• WHAT IS EXPECTED:
In the data that follows, count the lines in which the word "would" occurs, and report that figure alone.

** begin **

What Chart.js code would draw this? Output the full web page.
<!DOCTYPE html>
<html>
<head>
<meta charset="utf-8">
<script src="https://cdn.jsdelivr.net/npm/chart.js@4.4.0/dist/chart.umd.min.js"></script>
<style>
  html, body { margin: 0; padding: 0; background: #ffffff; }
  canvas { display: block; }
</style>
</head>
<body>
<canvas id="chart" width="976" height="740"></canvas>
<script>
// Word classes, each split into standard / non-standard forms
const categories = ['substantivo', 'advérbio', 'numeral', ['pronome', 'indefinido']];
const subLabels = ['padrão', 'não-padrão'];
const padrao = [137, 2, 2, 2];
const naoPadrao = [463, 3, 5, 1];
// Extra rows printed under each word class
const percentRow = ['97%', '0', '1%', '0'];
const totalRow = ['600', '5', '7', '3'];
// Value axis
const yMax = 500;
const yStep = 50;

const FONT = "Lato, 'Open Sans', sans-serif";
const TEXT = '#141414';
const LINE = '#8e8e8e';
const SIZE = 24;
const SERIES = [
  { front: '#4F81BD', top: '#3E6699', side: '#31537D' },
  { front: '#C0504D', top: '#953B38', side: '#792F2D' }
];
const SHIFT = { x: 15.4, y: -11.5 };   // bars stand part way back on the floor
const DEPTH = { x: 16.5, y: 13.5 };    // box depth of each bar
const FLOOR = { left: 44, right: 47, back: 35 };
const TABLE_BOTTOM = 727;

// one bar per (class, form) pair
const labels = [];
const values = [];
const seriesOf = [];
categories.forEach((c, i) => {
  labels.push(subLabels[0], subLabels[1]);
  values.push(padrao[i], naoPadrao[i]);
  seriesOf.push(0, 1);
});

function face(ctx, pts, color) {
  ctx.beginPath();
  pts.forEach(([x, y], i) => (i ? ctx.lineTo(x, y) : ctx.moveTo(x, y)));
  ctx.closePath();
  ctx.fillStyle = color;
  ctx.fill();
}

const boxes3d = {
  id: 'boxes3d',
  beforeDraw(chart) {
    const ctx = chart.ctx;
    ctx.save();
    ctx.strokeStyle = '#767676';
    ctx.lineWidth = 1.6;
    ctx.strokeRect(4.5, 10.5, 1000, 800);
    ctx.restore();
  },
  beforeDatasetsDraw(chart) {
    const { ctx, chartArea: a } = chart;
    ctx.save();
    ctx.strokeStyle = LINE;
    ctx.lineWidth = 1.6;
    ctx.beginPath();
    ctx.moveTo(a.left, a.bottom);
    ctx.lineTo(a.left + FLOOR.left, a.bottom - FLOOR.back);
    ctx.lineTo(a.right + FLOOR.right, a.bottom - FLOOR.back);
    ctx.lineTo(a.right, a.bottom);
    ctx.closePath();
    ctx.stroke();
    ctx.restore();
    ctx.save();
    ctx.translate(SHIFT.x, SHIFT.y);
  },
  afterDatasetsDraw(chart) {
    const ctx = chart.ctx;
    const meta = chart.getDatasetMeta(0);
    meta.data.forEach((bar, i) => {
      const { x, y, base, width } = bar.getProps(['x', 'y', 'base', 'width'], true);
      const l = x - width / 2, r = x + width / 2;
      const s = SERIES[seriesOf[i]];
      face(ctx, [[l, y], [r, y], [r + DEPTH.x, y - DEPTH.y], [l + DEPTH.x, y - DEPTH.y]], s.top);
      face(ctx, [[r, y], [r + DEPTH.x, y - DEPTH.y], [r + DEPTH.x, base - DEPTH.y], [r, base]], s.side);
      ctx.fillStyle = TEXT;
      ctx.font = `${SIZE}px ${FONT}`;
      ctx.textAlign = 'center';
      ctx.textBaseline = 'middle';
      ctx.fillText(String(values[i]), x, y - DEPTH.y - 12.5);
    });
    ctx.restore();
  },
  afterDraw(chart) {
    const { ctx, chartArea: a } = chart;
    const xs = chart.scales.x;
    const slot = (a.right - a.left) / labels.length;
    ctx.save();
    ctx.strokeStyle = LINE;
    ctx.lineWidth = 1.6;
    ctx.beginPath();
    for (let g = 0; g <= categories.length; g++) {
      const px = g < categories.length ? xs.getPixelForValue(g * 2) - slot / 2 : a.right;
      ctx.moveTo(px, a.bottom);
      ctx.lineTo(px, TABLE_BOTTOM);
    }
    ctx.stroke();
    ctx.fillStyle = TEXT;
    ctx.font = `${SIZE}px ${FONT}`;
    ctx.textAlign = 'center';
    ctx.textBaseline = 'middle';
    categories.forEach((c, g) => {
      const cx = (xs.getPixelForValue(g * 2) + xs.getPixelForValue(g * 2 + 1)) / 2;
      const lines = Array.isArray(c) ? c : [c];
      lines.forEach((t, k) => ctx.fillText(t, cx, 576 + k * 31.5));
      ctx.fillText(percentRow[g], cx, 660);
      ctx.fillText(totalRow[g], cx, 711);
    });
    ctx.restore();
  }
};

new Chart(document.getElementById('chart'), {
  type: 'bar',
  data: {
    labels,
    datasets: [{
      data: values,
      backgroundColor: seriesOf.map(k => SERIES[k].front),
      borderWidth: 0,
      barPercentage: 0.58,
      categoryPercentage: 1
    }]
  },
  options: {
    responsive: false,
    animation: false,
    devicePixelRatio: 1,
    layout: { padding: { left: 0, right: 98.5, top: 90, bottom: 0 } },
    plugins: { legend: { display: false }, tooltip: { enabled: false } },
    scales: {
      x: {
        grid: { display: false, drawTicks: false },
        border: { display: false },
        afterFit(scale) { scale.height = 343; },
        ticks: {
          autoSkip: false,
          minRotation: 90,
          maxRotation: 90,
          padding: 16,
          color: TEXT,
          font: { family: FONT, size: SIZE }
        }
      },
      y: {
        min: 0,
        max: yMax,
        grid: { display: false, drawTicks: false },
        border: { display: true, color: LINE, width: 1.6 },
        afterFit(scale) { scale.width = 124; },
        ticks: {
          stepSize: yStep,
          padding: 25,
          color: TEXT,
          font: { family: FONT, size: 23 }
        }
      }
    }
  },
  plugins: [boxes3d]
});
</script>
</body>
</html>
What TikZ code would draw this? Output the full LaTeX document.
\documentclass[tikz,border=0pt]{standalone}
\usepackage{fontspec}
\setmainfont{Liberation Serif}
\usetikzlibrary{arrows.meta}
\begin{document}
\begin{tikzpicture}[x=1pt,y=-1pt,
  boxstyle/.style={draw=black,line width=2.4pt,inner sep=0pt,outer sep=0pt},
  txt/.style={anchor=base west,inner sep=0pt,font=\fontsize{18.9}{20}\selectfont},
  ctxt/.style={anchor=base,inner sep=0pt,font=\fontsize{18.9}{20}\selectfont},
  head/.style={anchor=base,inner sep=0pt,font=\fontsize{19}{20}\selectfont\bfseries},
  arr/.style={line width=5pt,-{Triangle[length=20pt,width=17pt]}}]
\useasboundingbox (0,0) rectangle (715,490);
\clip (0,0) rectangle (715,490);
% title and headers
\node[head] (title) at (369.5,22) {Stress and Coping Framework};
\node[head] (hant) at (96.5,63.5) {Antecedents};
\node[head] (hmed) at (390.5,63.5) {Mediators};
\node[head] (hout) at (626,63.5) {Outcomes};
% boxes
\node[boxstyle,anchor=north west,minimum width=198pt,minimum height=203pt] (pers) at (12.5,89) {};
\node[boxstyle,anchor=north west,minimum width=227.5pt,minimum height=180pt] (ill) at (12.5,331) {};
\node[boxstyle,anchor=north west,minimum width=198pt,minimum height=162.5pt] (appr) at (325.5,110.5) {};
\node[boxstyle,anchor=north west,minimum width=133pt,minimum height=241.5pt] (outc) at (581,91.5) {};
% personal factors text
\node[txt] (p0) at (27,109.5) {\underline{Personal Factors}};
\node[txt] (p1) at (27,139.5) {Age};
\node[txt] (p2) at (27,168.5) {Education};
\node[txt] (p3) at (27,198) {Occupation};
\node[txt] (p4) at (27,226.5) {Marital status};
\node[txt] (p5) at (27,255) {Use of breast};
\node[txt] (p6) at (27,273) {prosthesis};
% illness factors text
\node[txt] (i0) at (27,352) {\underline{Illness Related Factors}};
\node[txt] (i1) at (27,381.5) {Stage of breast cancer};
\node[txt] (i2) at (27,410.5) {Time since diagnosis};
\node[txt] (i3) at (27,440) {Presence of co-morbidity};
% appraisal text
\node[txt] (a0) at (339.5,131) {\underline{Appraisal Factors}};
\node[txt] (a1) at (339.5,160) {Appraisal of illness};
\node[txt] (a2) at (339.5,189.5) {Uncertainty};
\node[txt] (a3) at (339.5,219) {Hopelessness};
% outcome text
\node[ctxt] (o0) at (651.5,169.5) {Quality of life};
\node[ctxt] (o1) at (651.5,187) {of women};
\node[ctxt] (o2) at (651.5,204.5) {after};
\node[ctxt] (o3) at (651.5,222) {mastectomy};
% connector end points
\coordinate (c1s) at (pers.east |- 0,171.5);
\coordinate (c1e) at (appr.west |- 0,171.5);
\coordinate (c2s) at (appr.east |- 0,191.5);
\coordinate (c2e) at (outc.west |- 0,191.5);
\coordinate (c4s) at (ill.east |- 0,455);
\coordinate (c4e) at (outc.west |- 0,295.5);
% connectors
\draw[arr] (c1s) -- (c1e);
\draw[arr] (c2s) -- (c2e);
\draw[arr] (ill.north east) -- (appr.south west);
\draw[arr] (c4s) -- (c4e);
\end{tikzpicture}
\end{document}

** end **

• EXPECTED ANSWER:
2